Apesar da aceitação da dívida americana no mercado, isso não significa que não seja necessário um ajuste fiscal no médio e no longo prazos. Para financiar os futuros gastos de saúde e previdência é primordial ajustar as receitas ou diminuir os benefícios. Para alguns, o ideal seria implementar uma política expansionista enquanto é possível e, simultaneamente, anunciar uma política fiscal futura que equacione despesas e receitas no médio e no longo prazos. A dúvida é se o anúncio de austeridade no médio e no longo prazos enfraquece o impacto do estímulo fiscal no curto prazo, e vice-versa. É uma equação possível, mas difícil de implementar. (Para quem tiver interesse nas prescrições do FMI acerca do ajuste fiscal nas economias avançadas, consultar: Olivier Blanchard and Carlo Cottarelli, Ten Commandments for Fiscal Adjustment in Advanced Economies, posted on June 24, 2010 by iMFdirect.)
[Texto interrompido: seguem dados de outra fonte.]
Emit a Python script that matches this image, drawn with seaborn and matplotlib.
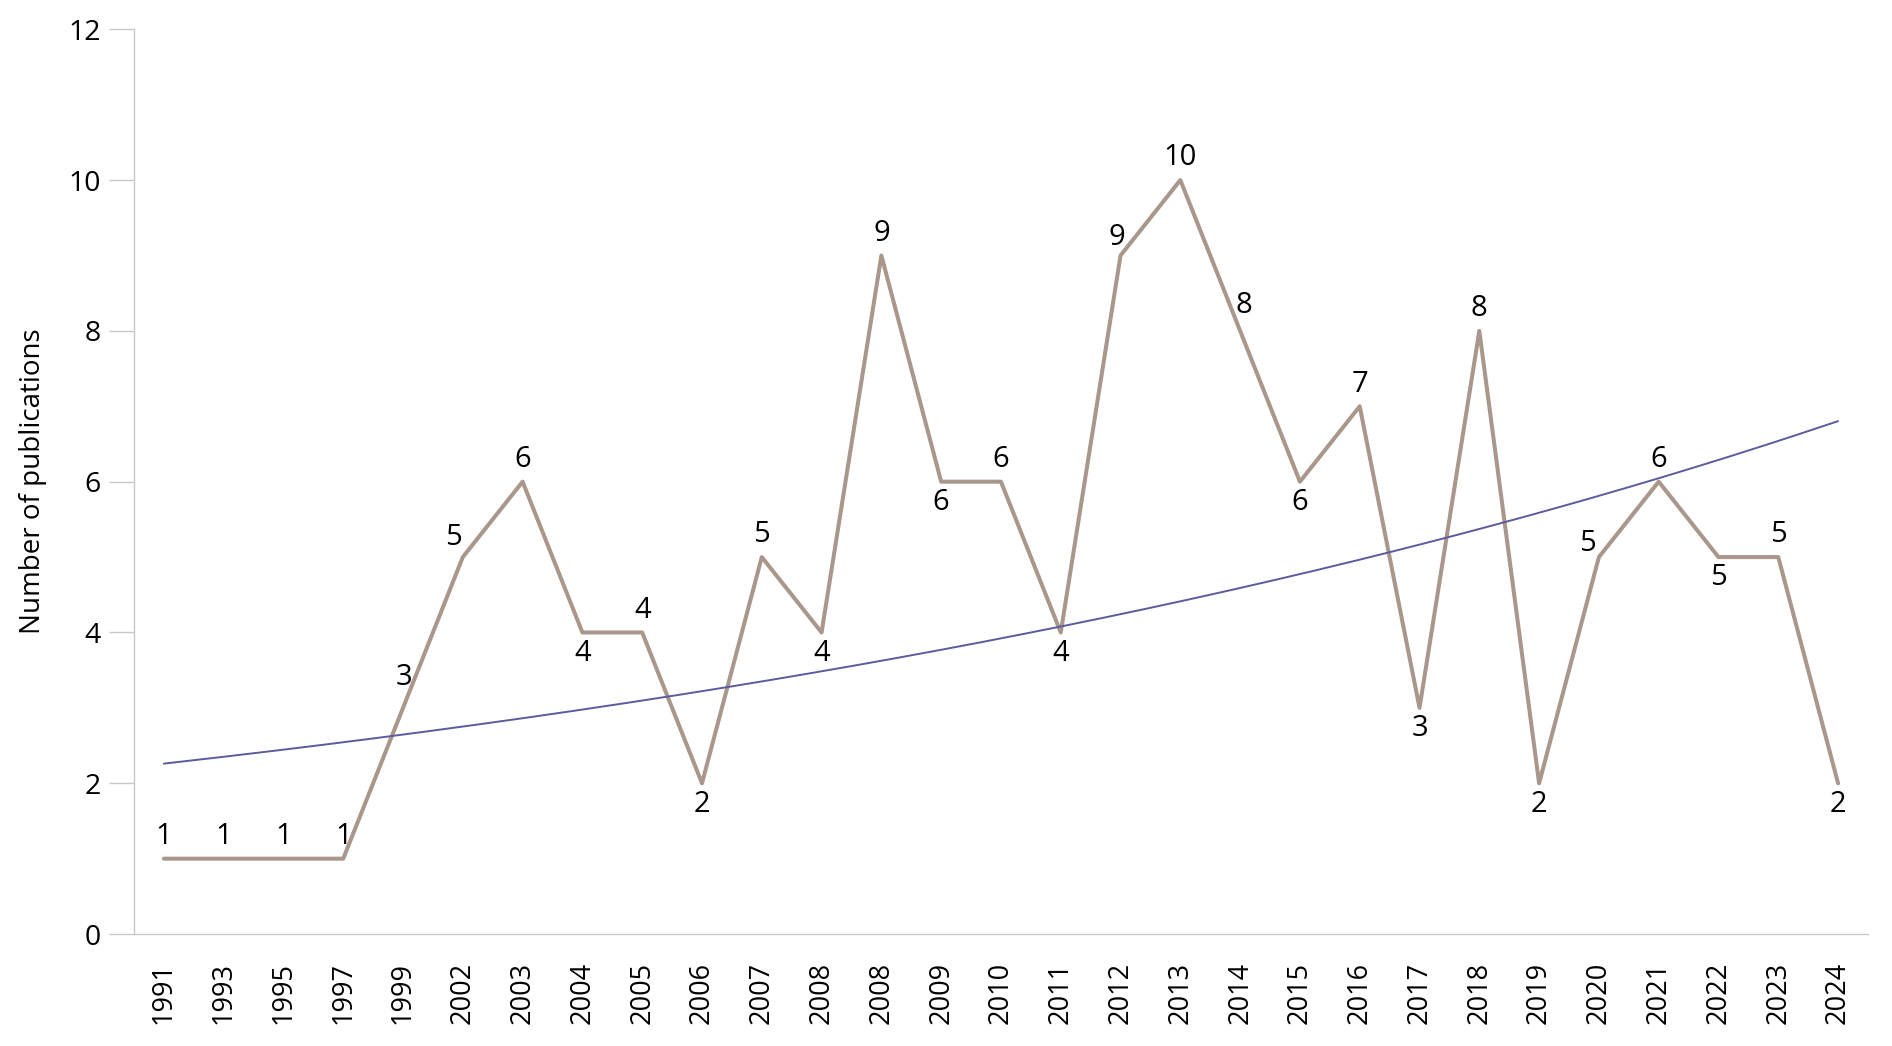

Em suma, as restrições de rolagem da dívida não permitem à maioria dos países da Europa cogitar de novo estímulo fiscal. Talvez nem seja factível nos EUA, apesar das condições ainda favoráveis de mercado. A ironia é que vários países europeus estouraram as metas de déficit fiscal no passado, antes da crise, quando ainda era possível uma correção de rota sem os difíceis dilemas atuais. É uma lição para o Brasil: momento de corrigir trajetórias equivocadas é quando há confiança e a crise ainda é dos outros.